** Directions **
Extract each line of the material that follows exactly and omit its pictures.

= = =

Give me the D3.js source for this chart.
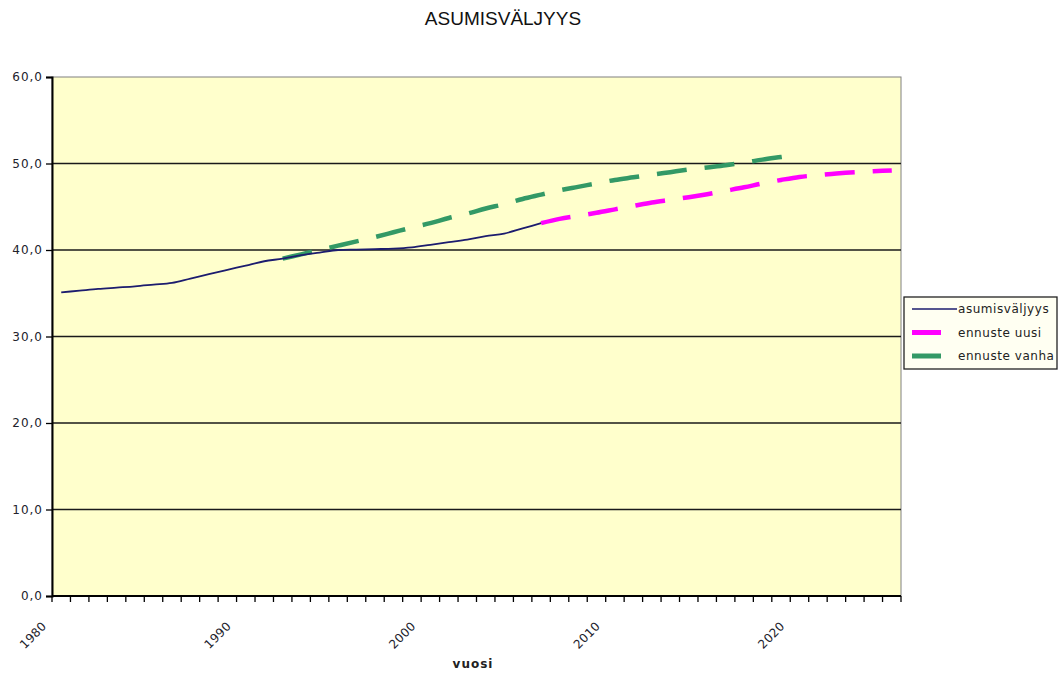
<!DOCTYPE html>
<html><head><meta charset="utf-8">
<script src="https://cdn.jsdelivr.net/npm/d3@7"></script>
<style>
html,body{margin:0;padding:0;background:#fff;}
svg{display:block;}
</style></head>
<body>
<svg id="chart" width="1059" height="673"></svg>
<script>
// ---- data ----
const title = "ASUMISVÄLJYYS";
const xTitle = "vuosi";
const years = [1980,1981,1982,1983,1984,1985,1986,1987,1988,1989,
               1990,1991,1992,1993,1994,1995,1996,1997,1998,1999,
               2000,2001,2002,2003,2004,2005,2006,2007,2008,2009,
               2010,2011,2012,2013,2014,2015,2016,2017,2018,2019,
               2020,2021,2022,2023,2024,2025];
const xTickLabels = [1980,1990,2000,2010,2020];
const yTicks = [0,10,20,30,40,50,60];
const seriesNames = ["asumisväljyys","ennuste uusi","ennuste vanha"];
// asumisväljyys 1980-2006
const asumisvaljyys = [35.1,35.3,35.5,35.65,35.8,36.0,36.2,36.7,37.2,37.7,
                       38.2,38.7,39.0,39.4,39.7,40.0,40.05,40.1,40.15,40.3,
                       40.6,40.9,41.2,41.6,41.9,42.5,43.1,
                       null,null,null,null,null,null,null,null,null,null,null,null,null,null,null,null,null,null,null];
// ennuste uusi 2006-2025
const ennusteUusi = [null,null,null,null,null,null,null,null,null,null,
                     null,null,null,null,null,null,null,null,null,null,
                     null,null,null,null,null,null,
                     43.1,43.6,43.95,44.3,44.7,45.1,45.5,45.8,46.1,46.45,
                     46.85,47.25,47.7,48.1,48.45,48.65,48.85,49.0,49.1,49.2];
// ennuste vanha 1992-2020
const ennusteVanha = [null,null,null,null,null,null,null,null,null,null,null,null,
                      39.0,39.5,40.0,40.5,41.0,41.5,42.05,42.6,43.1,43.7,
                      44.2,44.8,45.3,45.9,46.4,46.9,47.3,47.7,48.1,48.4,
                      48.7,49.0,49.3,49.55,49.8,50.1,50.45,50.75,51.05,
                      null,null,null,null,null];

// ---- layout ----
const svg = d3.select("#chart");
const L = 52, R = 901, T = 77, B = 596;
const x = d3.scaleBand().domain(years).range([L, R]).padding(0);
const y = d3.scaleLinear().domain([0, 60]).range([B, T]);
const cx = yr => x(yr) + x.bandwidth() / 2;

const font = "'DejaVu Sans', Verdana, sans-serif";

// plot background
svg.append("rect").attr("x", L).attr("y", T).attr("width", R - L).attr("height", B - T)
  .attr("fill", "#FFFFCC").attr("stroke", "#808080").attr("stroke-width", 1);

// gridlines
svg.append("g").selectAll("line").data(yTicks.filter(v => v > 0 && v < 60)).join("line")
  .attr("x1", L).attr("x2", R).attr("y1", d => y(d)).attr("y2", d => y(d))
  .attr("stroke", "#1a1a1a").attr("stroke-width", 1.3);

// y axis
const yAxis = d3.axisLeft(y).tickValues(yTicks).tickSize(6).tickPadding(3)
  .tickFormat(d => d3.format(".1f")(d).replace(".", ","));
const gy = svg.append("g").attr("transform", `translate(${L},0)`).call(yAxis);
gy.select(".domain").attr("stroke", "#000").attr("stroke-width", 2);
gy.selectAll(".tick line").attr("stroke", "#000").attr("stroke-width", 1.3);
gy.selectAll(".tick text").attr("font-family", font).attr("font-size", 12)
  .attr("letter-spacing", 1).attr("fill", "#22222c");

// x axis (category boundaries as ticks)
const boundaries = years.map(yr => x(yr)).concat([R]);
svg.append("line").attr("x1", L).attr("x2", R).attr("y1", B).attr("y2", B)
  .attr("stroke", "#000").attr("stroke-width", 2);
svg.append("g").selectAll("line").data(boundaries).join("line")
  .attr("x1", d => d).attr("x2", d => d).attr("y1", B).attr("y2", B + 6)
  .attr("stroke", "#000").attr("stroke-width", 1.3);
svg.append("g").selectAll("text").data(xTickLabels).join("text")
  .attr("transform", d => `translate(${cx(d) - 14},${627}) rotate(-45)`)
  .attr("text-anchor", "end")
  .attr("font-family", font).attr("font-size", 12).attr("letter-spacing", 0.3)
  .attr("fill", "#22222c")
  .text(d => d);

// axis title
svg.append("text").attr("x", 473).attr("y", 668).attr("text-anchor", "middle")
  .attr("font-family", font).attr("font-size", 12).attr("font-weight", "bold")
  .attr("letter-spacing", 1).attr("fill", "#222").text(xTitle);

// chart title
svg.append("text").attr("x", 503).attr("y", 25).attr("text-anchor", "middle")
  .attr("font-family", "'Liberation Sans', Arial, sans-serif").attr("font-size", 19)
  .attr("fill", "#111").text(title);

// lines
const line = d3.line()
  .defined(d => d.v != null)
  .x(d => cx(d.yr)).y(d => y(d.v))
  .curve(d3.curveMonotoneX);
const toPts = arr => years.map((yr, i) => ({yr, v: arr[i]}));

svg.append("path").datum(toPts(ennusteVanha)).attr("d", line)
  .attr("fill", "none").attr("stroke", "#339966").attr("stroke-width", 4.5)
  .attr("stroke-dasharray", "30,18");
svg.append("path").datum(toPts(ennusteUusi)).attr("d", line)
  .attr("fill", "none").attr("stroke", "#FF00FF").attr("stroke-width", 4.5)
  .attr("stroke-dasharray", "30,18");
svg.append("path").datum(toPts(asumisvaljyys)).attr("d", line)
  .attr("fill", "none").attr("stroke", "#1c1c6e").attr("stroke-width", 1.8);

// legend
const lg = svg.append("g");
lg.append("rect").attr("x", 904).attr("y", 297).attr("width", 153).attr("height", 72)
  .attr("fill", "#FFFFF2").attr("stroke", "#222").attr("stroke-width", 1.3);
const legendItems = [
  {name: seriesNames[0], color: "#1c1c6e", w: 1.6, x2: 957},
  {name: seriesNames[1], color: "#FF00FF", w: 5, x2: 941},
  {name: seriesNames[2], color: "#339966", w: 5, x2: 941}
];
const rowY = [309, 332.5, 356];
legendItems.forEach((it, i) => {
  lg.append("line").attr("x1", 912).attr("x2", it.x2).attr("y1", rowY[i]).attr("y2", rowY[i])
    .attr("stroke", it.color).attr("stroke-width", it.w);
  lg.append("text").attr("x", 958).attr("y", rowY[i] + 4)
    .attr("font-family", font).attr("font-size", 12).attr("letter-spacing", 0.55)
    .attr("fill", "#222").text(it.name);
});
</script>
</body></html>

= = =

** The result **
Give me the D3.js source for this chart.
<!DOCTYPE html>
<html><head><meta charset="utf-8">
<script src="https://cdn.jsdelivr.net/npm/d3@7"></script>
<style>
html,body{margin:0;padding:0;background:#fff;}
svg{display:block;}
</style></head>
<body>
<svg id="chart" width="1059" height="673"></svg>
<script>
// ---- data ----
const title = "ASUMISVÄLJYYS";
const xTitle = "vuosi";
const years = [1980,1981,1982,1983,1984,1985,1986,1987,1988,1989,
               1990,1991,1992,1993,1994,1995,1996,1997,1998,1999,
               2000,2001,2002,2003,2004,2005,2006,2007,2008,2009,
               2010,2011,2012,2013,2014,2015,2016,2017,2018,2019,
               2020,2021,2022,2023,2024,2025];
const xTickLabels = [1980,1990,2000,2010,2020];
const yTicks = [0,10,20,30,40,50,60];
const seriesNames = ["asumisväljyys","ennuste uusi","ennuste vanha"];
// asumisväljyys 1980-2006
const asumisvaljyys = [35.1,35.3,35.5,35.65,35.8,36.0,36.2,36.7,37.2,37.7,
                       38.2,38.7,39.0,39.4,39.7,40.0,40.05,40.1,40.15,40.3,
                       40.6,40.9,41.2,41.6,41.9,42.5,43.1,
                       null,null,null,null,null,null,null,null,null,null,null,null,null,null,null,null,null,null,null];
// ennuste uusi 2006-2025
const ennusteUusi = [null,null,null,null,null,null,null,null,null,null,
                     null,null,null,null,null,null,null,null,null,null,
                     null,null,null,null,null,null,
                     43.1,43.6,43.95,44.3,44.7,45.1,45.5,45.8,46.1,46.45,
                     46.85,47.25,47.7,48.1,48.45,48.65,48.85,49.0,49.1,49.2];
// ennuste vanha 1992-2020
const ennusteVanha = [null,null,null,null,null,null,null,null,null,null,null,null,
                      39.0,39.5,40.0,40.5,41.0,41.5,42.05,42.6,43.1,43.7,
                      44.2,44.8,45.3,45.9,46.4,46.9,47.3,47.7,48.1,48.4,
                      48.7,49.0,49.3,49.55,49.8,50.1,50.45,50.75,51.05,
                      null,null,null,null,null];

// ---- layout ----
const svg = d3.select("#chart");
const L = 52, R = 901, T = 77, B = 596;
const x = d3.scaleBand().domain(years).range([L, R]).padding(0);
const y = d3.scaleLinear().domain([0, 60]).range([B, T]);
const cx = yr => x(yr) + x.bandwidth() / 2;

const font = "'DejaVu Sans', Verdana, sans-serif";

// plot background
svg.append("rect").attr("x", L).attr("y", T).attr("width", R - L).attr("height", B - T)
  .attr("fill", "#FFFFCC").attr("stroke", "#808080").attr("stroke-width", 1);

// gridlines
svg.append("g").selectAll("line").data(yTicks.filter(v => v > 0 && v < 60)).join("line")
  .attr("x1", L).attr("x2", R).attr("y1", d => y(d)).attr("y2", d => y(d))
  .attr("stroke", "#1a1a1a").attr("stroke-width", 1.3);

// y axis
const yAxis = d3.axisLeft(y).tickValues(yTicks).tickSize(6).tickPadding(3)
  .tickFormat(d => d3.format(".1f")(d).replace(".", ","));
const gy = svg.append("g").attr("transform", `translate(${L},0)`).call(yAxis);
gy.select(".domain").attr("stroke", "#000").attr("stroke-width", 2);
gy.selectAll(".tick line").attr("stroke", "#000").attr("stroke-width", 1.3);
gy.selectAll(".tick text").attr("font-family", font).attr("font-size", 12)
  .attr("letter-spacing", 1).attr("fill", "#22222c");

// x axis (category boundaries as ticks)
const boundaries = years.map(yr => x(yr)).concat([R]);
svg.append("line").attr("x1", L).attr("x2", R).attr("y1", B).attr("y2", B)
  .attr("stroke", "#000").attr("stroke-width", 2);
svg.append("g").selectAll("line").data(boundaries).join("line")
  .attr("x1", d => d).attr("x2", d => d).attr("y1", B).attr("y2", B + 6)
  .attr("stroke", "#000").attr("stroke-width", 1.3);
svg.append("g").selectAll("text").data(xTickLabels).join("text")
  .attr("transform", d => `translate(${cx(d) - 14},${627}) rotate(-45)`)
  .attr("text-anchor", "end")
  .attr("font-family", font).attr("font-size", 12).attr("letter-spacing", 0.3)
  .attr("fill", "#22222c")
  .text(d => d);

// axis title
svg.append("text").attr("x", 473).attr("y", 668).attr("text-anchor", "middle")
  .attr("font-family", font).attr("font-size", 12).attr("font-weight", "bold")
  .attr("letter-spacing", 1).attr("fill", "#222").text(xTitle);

// chart title
svg.append("text").attr("x", 503).attr("y", 25).attr("text-anchor", "middle")
  .attr("font-family", "'Liberation Sans', Arial, sans-serif").attr("font-size", 19)
  .attr("fill", "#111").text(title);

// lines
const line = d3.line()
  .defined(d => d.v != null)
  .x(d => cx(d.yr)).y(d => y(d.v))
  .curve(d3.curveMonotoneX);
const toPts = arr => years.map((yr, i) => ({yr, v: arr[i]}));

svg.append("path").datum(toPts(ennusteVanha)).attr("d", line)
  .attr("fill", "none").attr("stroke", "#339966").attr("stroke-width", 4.5)
  .attr("stroke-dasharray", "30,18");
svg.append("path").datum(toPts(ennusteUusi)).attr("d", line)
  .attr("fill", "none").attr("stroke", "#FF00FF").attr("stroke-width", 4.5)
  .attr("stroke-dasharray", "30,18");
svg.append("path").datum(toPts(asumisvaljyys)).attr("d", line)
  .attr("fill", "none").attr("stroke", "#1c1c6e").attr("stroke-width", 1.8);

// legend
const lg = svg.append("g");
lg.append("rect").attr("x", 904).attr("y", 297).attr("width", 153).attr("height", 72)
  .attr("fill", "#FFFFF2").attr("stroke", "#222").attr("stroke-width", 1.3);
const legendItems = [
  {name: seriesNames[0], color: "#1c1c6e", w: 1.6, x2: 957},
  {name: seriesNames[1], color: "#FF00FF", w: 5, x2: 941},
  {name: seriesNames[2], color: "#339966", w: 5, x2: 941}
];
const rowY = [309, 332.5, 356];
legendItems.forEach((it, i) => {
  lg.append("line").attr("x1", 912).attr("x2", it.x2).attr("y1", rowY[i]).attr("y2", rowY[i])
    .attr("stroke", it.color).attr("stroke-width", it.w);
  lg.append("text").attr("x", 958).attr("y", rowY[i] + 4)
    .attr("font-family", font).attr("font-size", 12).attr("letter-spacing", 0.55)
    .attr("fill", "#222").text(it.name);
});
</script>
</body></html>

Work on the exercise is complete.